Entropy maximization, part II

Let \(\mathcal{X} \in \{\alpha_1, \cdots, \alpha_n\}\) be a random variable with finite alphabet, what is the distribution that will achieve maximum entropy given the constraint that \(E[f(\mathcal{X})]=\beta\) ?

We define the expectation
\[\sum_i \alpha_i p_i = \beta \] The optimization problem is given as
\[\max_\mathbf{p} H(\mathbf{p}) \; s.t., \; \sum_i p_i = 1,\; \sum_i \alpha_i p_i = \beta\] Optimizing using Lagrange multipliers \(\lambda\) and \(\mu\), we have
\[ p_i = exp^{-(1-\lambda)}exp^{\mu \alpha_i}\] which turns out to be the familiar expression
\[p_i = \frac{1}{Z}exp^{\mu \alpha_i}\] with \(Z=\sum_i exp^{\mu \alpha_i}\) being the partition function.

The above form is called a Gibbs distribution.

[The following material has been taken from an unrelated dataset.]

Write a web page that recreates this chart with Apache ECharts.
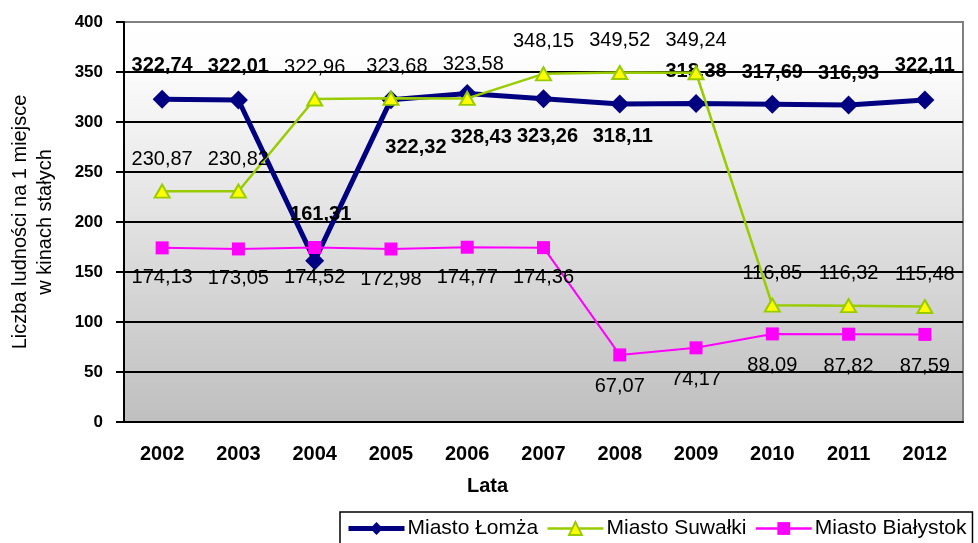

Now consider the problem where with \(\mathcal{X} \in \mathbb{R}^p\) and we are given the moments \(E[f_j(\mathcal{X})]=\beta_j, j=1,\dots,p\).  The optimization problem becomes
\[\max_\mathbf{p} H(\mathbf{p}) \; s.t., \; \sum_i p_i = 1,\; \sum_i \alpha_{ij} p_i = \beta_j\] The expression have the form
\[p_i = \frac{1}{Z} exp^{\sum_{j=1}^p \mu_j \alpha_{ij}}
         =\frac{1}{Z} exp^{\mathbf{\mu}^T \mathbf{\alpha_{i}}}\] Since the distribution in general has infinite support the constraint on the moment will allow one to reach a unique solution.